Kemurungan dalam hubungan banyak datang dari anggapan bahwa menjaga harmoni adalah sebuah keharusan. Padahal dalam hubungan ada banyak gang buntu yang bisa membuat manusia tidak sanggup menjangkau harapan masa depan bahkan bersama orang yang selama ini ia pedulikan.
Aku sedang tidak membicarakan relasi romantis secara khusus, tapi juga tentang hubungan dalam pertemanan, keluarga, tetangga, atau rekan kerja. Atau apapun yang menjadi irisan di antara itu semua.
Kehidupan berelasi bisa jadi sangat datar dan sangat membosankan, bahkan menyakitkan ketika sedang redup-redupnya. Terlebih ketika yang meniup nyala kehidupan tersebut adalah orang yang kita kira akan terus ikut serta menjaganya bersama kita.
Dan dalam situasi seperti ini, kadang menggenggam harapan dapat terasa seperti menggenggam tangkai mawar tepat pada duri-durinya. Dan menyerah bisa jadi adalah pilihan yang lebih bijaksana.
Ternyata… beberapa orang di dunia memang dihadirkan untuk menguji keimanan dan kesabaran, di level yang benar-benar tidak terbayangkan di mata kebanyakan orang-orang; terlebih di benak mereka yang mengatakan bahwa memaafkan seharusnya adalah sesuatu yang seolah terjadi alami.
Padahal ternyata ada kesalahan-kesalahan yang sulit sekali termaafkan. Sehingga, urusan maaf memaafkan ini sebenarnya adalah perjalanan yang sulit sekali untuk dinormakan. Dan sebaiknya memang tidak untuk disamaratakan. Memaafkan dan melupakan, keduanya adalah urusan yang benar-benar berbeda.
Sebagian hal mungkin termaafkan, tapi tidak bisa terlupakan. Sebagian hal terlupakan, padahal paling penting untuk termaafkan. Sebagian lagi tidak mudah terlupakan, sekaligus tidak mudah termaafkan.
Memaksakan memaafkan jadi terdengar konyol sekali, bukan? Terlebih ketika pemaksaan dilakukan tanpa sedikit pun niatan untuk mendengarkan dan berempati tanpa menghakimi, untuk mengupayakan keberlanjutan masa depan.
Berelasi memang benar-benar merepotkan. Namun memilih sendirian juga datang dengan kerepotan yang berbeda. Selama masih berumur, memang kita tidak akan pernah benar-benar bebas dari kerepotan dunia.

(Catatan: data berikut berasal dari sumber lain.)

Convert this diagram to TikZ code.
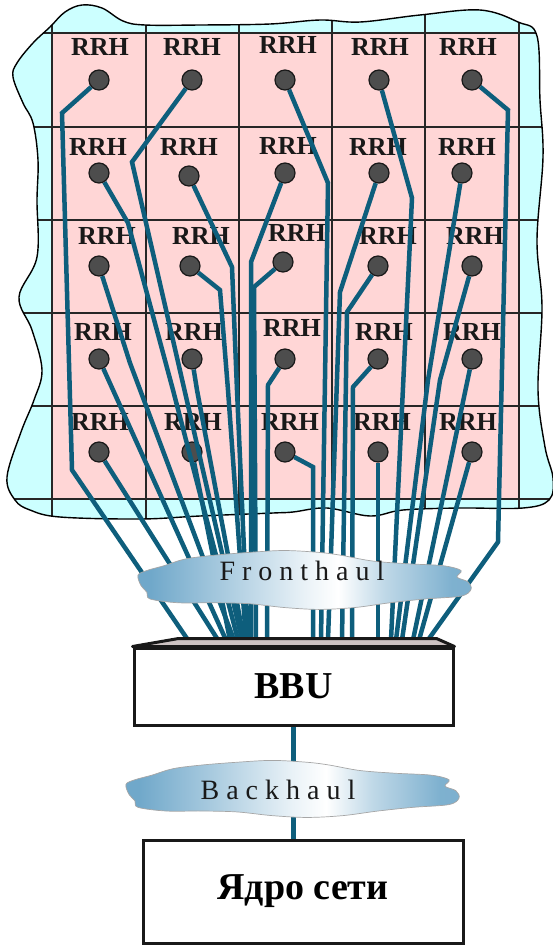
\documentclass[tikz,border=0pt]{standalone}
\usepackage{fontspec}
\setmainfont{Liberation Serif}
\newfontfamily\spacedfont[LetterSpace=25]{Liberation Serif}
\usetikzlibrary{calc}

\definecolor{fibreblue}{RGB}{14,94,124}
\definecolor{cellpink}{RGB}{255,214,214}
\definecolor{seacyan}{RGB}{204,255,255}
\definecolor{dotgray}{RGB}{77,77,77}
\definecolor{cloudblue}{RGB}{112,168,202}
\definecolor{lidgray}{RGB}{205,195,195}
% the path's box takes the 25bp..75bp part of the sweep
\pgfdeclarehorizontalshading{cloudsweep}{100bp}{color(0bp)=(cloudblue); color(27bp)=(cloudblue);
  color(38bp)=(white!40!cloudblue); color(50bp)=(white!85!cloudblue); color(55bp)=(white);
  color(62bp)=(white!55!cloudblue); color(72bp)=(white!10!cloudblue); color(100bp)=(cloudblue)}

\tikzset{
  rrhtext/.style={font=\fontsize{26}{26}\selectfont\bfseries, text=black!90, inner sep=0pt},
  rrhdot/.style={circle, draw=black!90, line width=1.2pt, fill=dotgray, minimum size=20pt, inner sep=0pt},
  fibre/.style={draw=fibreblue, line width=4.5pt},
  gridline/.style={draw=black!85, line width=1.6pt},
  cloudtext/.style={inner sep=0pt, font=\spacedfont\fontsize{28}{28}\selectfont, text=black!90},
  unitbox/.style={draw=black!90, line width=3pt, fill=white, inner sep=0pt, font=\fontsize{38}{38}\selectfont\bfseries},
  % flat cloud, about 335 x 62
  cloudbank/.pic={
    \shade[shading=cloudsweep, draw=gray!70, line width=0.7pt] plot [smooth cycle, tension=0.55] coordinates {
      (-166,-4)(-157,-9)(-140,-14)(-119,-21)(-90,-25)(-55,-28)(-20,-30)(15,-28)(37,-25)(68,-19)
      (104,-16)(139,-14)(157,-9)(153,-2)(164,3)(167,11)(157,18)(121,21)(86,25)(51,30)(15,32)
      (-20,30)(-55,26)(-90,25)(-126,25)(-154,21)(-157,14)(-163,7)
    };
  },
}

\begin{document}
\begin{tikzpicture}[x=1pt,y=-1pt]
\useasboundingbox (0,0) rectangle (553,946);
% =============================================
% - area with the cell grid.
\path[save path=\seapath] plot [smooth cycle, tension=0.6] coordinates {
(50,27)(65,12)(82,5)(102,8)(123,21)(145,25)(200,25)(270,24)(320,20)(360,22)(420,15)(480,10)(518,22)(537,36)
(540,100)(543,157)(537,240)(542,307)(538,390)(545,447)(553,478)(549,500)(523,508)(460,508)(403,510)(370,516)
(327,508)(293,512)(273,513)(200,516)(140,519)(60,517)(30,510)(15,500)(7,477)(21,432)(34,400)(42,370)
(32,330)(19,297)(37,257)(37,200)(38,160)(33,123)(23,103)(13,77)(17,63)(33,43)
};
\fill[seacyan, use path=\seapath];
\fill[cellpink] (52,33) rectangle (519,499);
\begin{scope}
\clip[use path=\seapath];
\draw[gridline] (52,0) -- (52,530) (146,0) -- (146,530) (239,0) -- (239,530)
                (332,0) -- (332,530) (425,0) -- (425,530) (519,0) -- (519,530);
\draw[gridline] (0,33) -- (553,33) (0,127) -- (553,127) (0,220) -- (553,220)
                (0,313) -- (553,313) (0,406) -- (553,406) (0,499) -- (553,499);
\end{scope}
\draw[black, line width=1.4pt, use path=\seapath];
%
% - RRH labels and antennas, row by row.
\node[rrhtext] (l11) at (100,47) {RRH};  \node[rrhdot] (d11) at (99,80) {};
\node[rrhtext] (l12) at (192,47) {RRH};  \node[rrhdot] (d12) at (192,80) {};
\node[rrhtext] (l13) at (288,45) {RRH};  \node[rrhdot] (d13) at (285,80) {};
\node[rrhtext] (l14) at (380,47) {RRH};  \node[rrhdot] (d14) at (379,80) {};
\node[rrhtext] (l15) at (468,47) {RRH};  \node[rrhdot] (d15) at (472,80) {};
\node[rrhtext] (l21) at (98,147) {RRH};  \node[rrhdot] (d21) at (99,173) {};
\node[rrhtext] (l22) at (189,147) {RRH}; \node[rrhdot] (d22) at (189,176) {};
\node[rrhtext] (l23) at (288,146) {RRH}; \node[rrhdot] (d23) at (285,173) {};
\node[rrhtext] (l24) at (378,147) {RRH}; \node[rrhdot] (d24) at (379,173) {};
\node[rrhtext] (l25) at (467,147) {RRH}; \node[rrhdot] (d25) at (462,173) {};
\node[rrhtext] (l31) at (107,236) {RRH}; \node[rrhdot] (d31) at (99,266) {};
\node[rrhtext] (l32) at (201,236) {RRH}; \node[rrhdot] (d32) at (190,266) {};
\node[rrhtext] (l33) at (297,233) {RRH}; \node[rrhdot] (d33) at (283,262) {};
\node[rrhtext] (l34) at (388,236) {RRH}; \node[rrhdot] (d34) at (378,266) {};
\node[rrhtext] (l35) at (475,236) {RRH}; \node[rrhdot] (d35) at (472,266) {};
\node[rrhtext] (l41) at (103,332) {RRH}; \node[rrhdot] (d41) at (99,359) {};
\node[rrhtext] (l42) at (194,332) {RRH}; \node[rrhdot] (d42) at (192,359) {};
\node[rrhtext] (l43) at (292,328) {RRH}; \node[rrhdot] (d43) at (285,359) {};
\node[rrhtext] (l44) at (384,332) {RRH}; \node[rrhdot] (d44) at (378,359) {};
\node[rrhtext] (l45) at (472,332) {RRH}; \node[rrhdot] (d45) at (472,359) {};
\node[rrhtext] (l51) at (100,422) {RRH}; \node[rrhdot] (d51) at (99,452) {};
\node[rrhtext] (l52) at (193,422) {RRH}; \node[rrhdot] (d52) at (192,452) {};
\node[rrhtext] (l53) at (290,422) {RRH}; \node[rrhdot] (d53) at (285,452) {};
\node[rrhtext] (l54) at (382,422) {RRH}; \node[rrhdot] (d54) at (378,452) {};
\node[rrhtext] (l55) at (468,422) {RRH}; \node[rrhdot] (d55) at (472,452) {};
%
% - fibre ends on the BBU lid.
\coordinate (e11) at (188,640); \coordinate (e51) at (218,640); \coordinate (e41) at (226,640);
\coordinate (e52) at (230,640); \coordinate (e31) at (234,640); \coordinate (e21) at (238,640);
\coordinate (e12) at (242,640); \coordinate (e42) at (244,640); \coordinate (e32) at (246,640);
\coordinate (e22) at (248,640); \coordinate (e23) at (251,640); \coordinate (e33) at (256,640);
\coordinate (e43) at (267,640); \coordinate (e53) at (313,640); \coordinate (e13) at (321,640);
\coordinate (e24) at (328,640); \coordinate (e34) at (342,640); \coordinate (e44) at (352,640);
\coordinate (e54) at (378,640); \coordinate (e14) at (391,640); \coordinate (e25) at (396,640);
\coordinate (e35) at (402,640); \coordinate (e45) at (413,640); \coordinate (e55) at (419,640);
\coordinate (e15) at (428,640);
%
% - fronthaul fibres.
\draw[fibre] (d11) -- (62,113) -- (72,470) -- (e11);
\draw[fibre] (d12) -- (132,162) -- (e12);
\draw[fibre] (d13) -- (328,183) -- (e13);
\draw[fibre] (d14) -- (412,198) -- (e14);
\draw[fibre] (d15) -- (508,110) -- (498,542) -- (e15);
\draw[fibre] (d21) -- (128,223) -- (173,390) -- (e21);
\draw[fibre] (d22) -- (232,267) -- (237,390) -- (e22);
\draw[fibre] (d23) -- (251,262) -- (e23);
\draw[fibre] (d24) -- (340,292) -- (e24);
\draw[fibre] (d25) -- (428,380) -- (e25);
\draw[fibre] (d31) -- (130,363) -- (e31);
\draw[fibre] (d32) -- (220,290) -- (228,390) -- (e32);
\draw[fibre] (d33) -- (254,287) -- (e33);
\draw[fibre] (d34) -- (347,312) -- (e34);
\draw[fibre] (d35) -- (440,380) -- (e35);
\draw[fibre] (d41) -- (e41);
\draw[fibre] (d42) -- (197,390) -- (e42);
\draw[fibre] (d43) -- (268,385) -- (e43);
\draw[fibre] (d44) -- (353,387) -- (e44);
\draw[fibre] (d45) -- (e45);
\draw[fibre] (d51) -- (e51);
\draw[fibre] (d52) -- (e52);
\draw[fibre] (d53) -- (313,467) -- (e53);
\draw[fibre] (d54) -- (e54);
\draw[fibre] (d55) -- (e55);
%
% Fronthaul cloud
\pic[yscale=0.95] (frontcloud) at (304,579) {cloudbank};
\node[cloudtext] (front) at (302,571) {Fronthaul};
% =============================================
% - BBU with its lid.
\node[unitbox, minimum width=319pt, minimum height=77pt] (bbu) at (293.5,686.5) {BBU};
\filldraw[fill=lidgray, draw=black!90, line width=3pt, line join=round]
  (bbu.north west) -- ($(bbu.north west)+(46,-8)$) -- ($(bbu.north east)+(-18,-8)$) -- (bbu.north east) -- cycle;
%
% - core network and backhaul.
\node[unitbox, minimum width=320pt, minimum height=103pt] (core) at (303,891.5) {Ядро сети};
\draw[fibre] (bbu.south) -- (bbu.south |- core.north);
\pic[yscale=0.92] (backcloud) at (292,788) {cloudbank};
\node[cloudtext] (back) at (278,790) {Backhaul};
% =============================================
\end{tikzpicture}
\end{document}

Dan karena itu, untuk beberapa relasi yang amat berharga, memaafkan sepertinya bisa menjadi mata uang yang hanya dapat ditebus selama ditemukan kesepakatan atas sebernilai apa sebuah hubungan. Seberapa kita mau untuk bertahan untuk mengizinkan kerepotan — yang cukup terlalu berharga untuk dilepaskan.

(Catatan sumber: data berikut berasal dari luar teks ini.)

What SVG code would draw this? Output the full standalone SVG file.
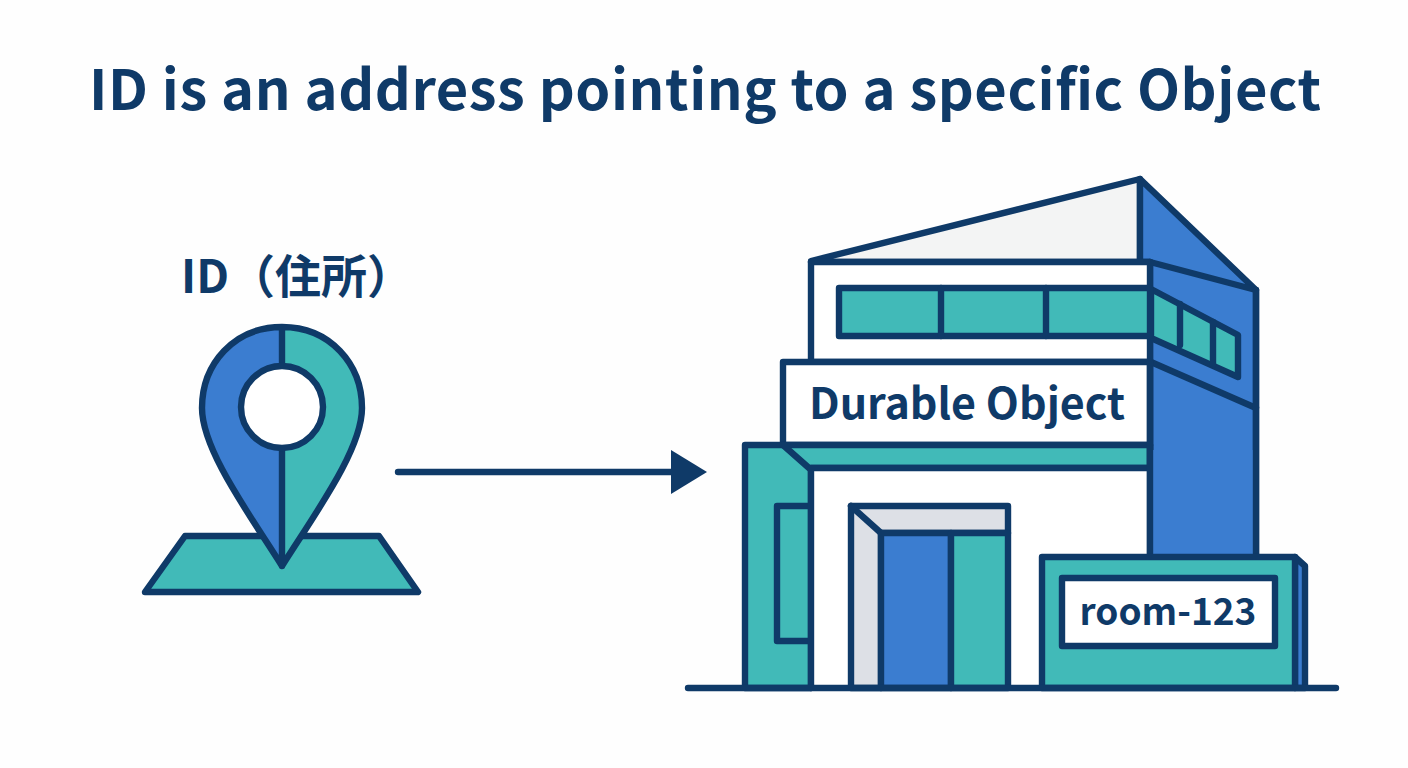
<svg xmlns="http://www.w3.org/2000/svg" width="1408" height="768" viewBox="0 0 1408 768">
<style>
.s{stroke:#0f3a68;stroke-width:6.4;stroke-linejoin:round;stroke-linecap:round}
.b{fill:#3b7dd0}.t{fill:#41bab8}.w{fill:#fff}.g{fill:#dde0e6}.n{fill:none}
text{font-family:"Noto Sans CJK JP","Noto Sans",sans-serif;font-weight:700;fill:#0f3a68}
</style>
<rect width="1408" height="768" fill="#fefefe"/>
<text id="title" x="705" y="110" font-size="56" text-anchor="middle" textLength="1232" lengthAdjust="spacing">ID is an address pointing to a specific Object</text>
<g id="pin">
<text x="181" y="293" font-size="46">ID（住所）</text>
<path class="s t" d="M185 536H379L418 592H145Z"/>
<path class="b" d="M282 327C234 327 202 364 202 408C202 450 250 515 282 566Z"/>
<path class="t" d="M282 327C330 327 362 364 362 408C362 450 314 515 282 566Z"/>
<path class="s n" d="M282 327C234 327 202 364 202 408C202 450 250 515 282 566C314 515 362 450 362 408C362 364 330 327 282 327ZM282 327V566"/>
<circle class="s w" cx="282" cy="407" r="41"/>
</g>
<g id="connectors">
<path class="s n" d="M398 472H680"/>
<path fill="#0f3a68" d="M671 450L707 472L671 494Z"/>
</g>
<g id="building">
<path class="s" fill="#f3f4f4" d="M811 261L1140 179V262H811Z"/>
<path class="s b" d="M1140 179L1256 290V556H1150V262H1140Z"/>
<path class="s n" d="M1150 262L1256 290M1151 362L1256 408"/>
<path class="s t" d="M1151 289L1238 335V377L1151 338Z"/>
<path class="s n" d="M1180 304V345M1213 322V365"/>
<rect class="s w" x="811" y="262" width="339" height="100"/>
<rect class="s t" x="839" y="288" width="311" height="48"/>
<path class="s n" d="M941 288V336M1046 288V336"/>
<rect class="s w" x="783" y="362" width="367" height="83"/>
<text x="967" y="419" font-size="43" text-anchor="middle">Durable Object</text>
<path class="s t" d="M745 445H1150V468H811V688H745Z"/>
<path class="s n" d="M783 445L809 468"/>
<path class="s n" d="M811 506H777V641H811"/>
<rect class="w" x="814" y="471" width="333" height="214"/>
<path class="s n" d="M811 468H1150M811 468V688M1150 445V556"/>
<rect class="b" x="1153" y="450" width="100" height="106"/>
<path class="s n" d="M1150 362V556M1256 290V556"/>
<path class="s g" d="M851 506H1008V533H881V688H851Z"/>
<path class="s n" d="M851 506L881 533"/>
<rect class="s b" x="881" y="533" width="70" height="155"/>
<rect class="s t" x="951" y="533" width="57" height="155"/>
<path class="s b" d="M1295 557L1305 566V688H1295Z"/>
<rect class="s t" x="1042" y="557" width="253" height="131"/>
<rect class="s w" x="1062" y="578" width="213" height="68"/>
<text x="1168" y="625" font-size="37" text-anchor="middle">room-123</text>
<path class="s n" d="M688 688H1336"/>
</g>
</svg>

Dalam membangun dan menata bata demi bata fondasi kasih, aku ingin menjadi seperti kucingku ketika sedang mengejar kupu-kupu. Ia tahu kapan harus berlari setengah mati, tapi dia juga tahu kapan harus berhenti dan merelakan. Di sisi lain, aku juga ingin menjadi seingintahu kucingku, sepenasaran itu untuk mencoba, untuk berusaha. Tapi dia juga tahu kapan harus membiarkan si kupu-kupu pergi. Membiarkannya bebas tanpa menyakiti.
Pada akhirnya tidak semua relasi di dunia dicipta untuk bertahan lama. Sebagian menjadi basi seiring waktu, sebagian lagi terfermentasi dalam kenangan yang terawat. Sebagian terabadikan dalam kelanggengan, sebagian lagi berakhir dalam perpisahan yang menyesakkan. Keduanya punya ruang di dunia, keduanya punya peluang, keduanya mempunyai kadar kemungkinannya.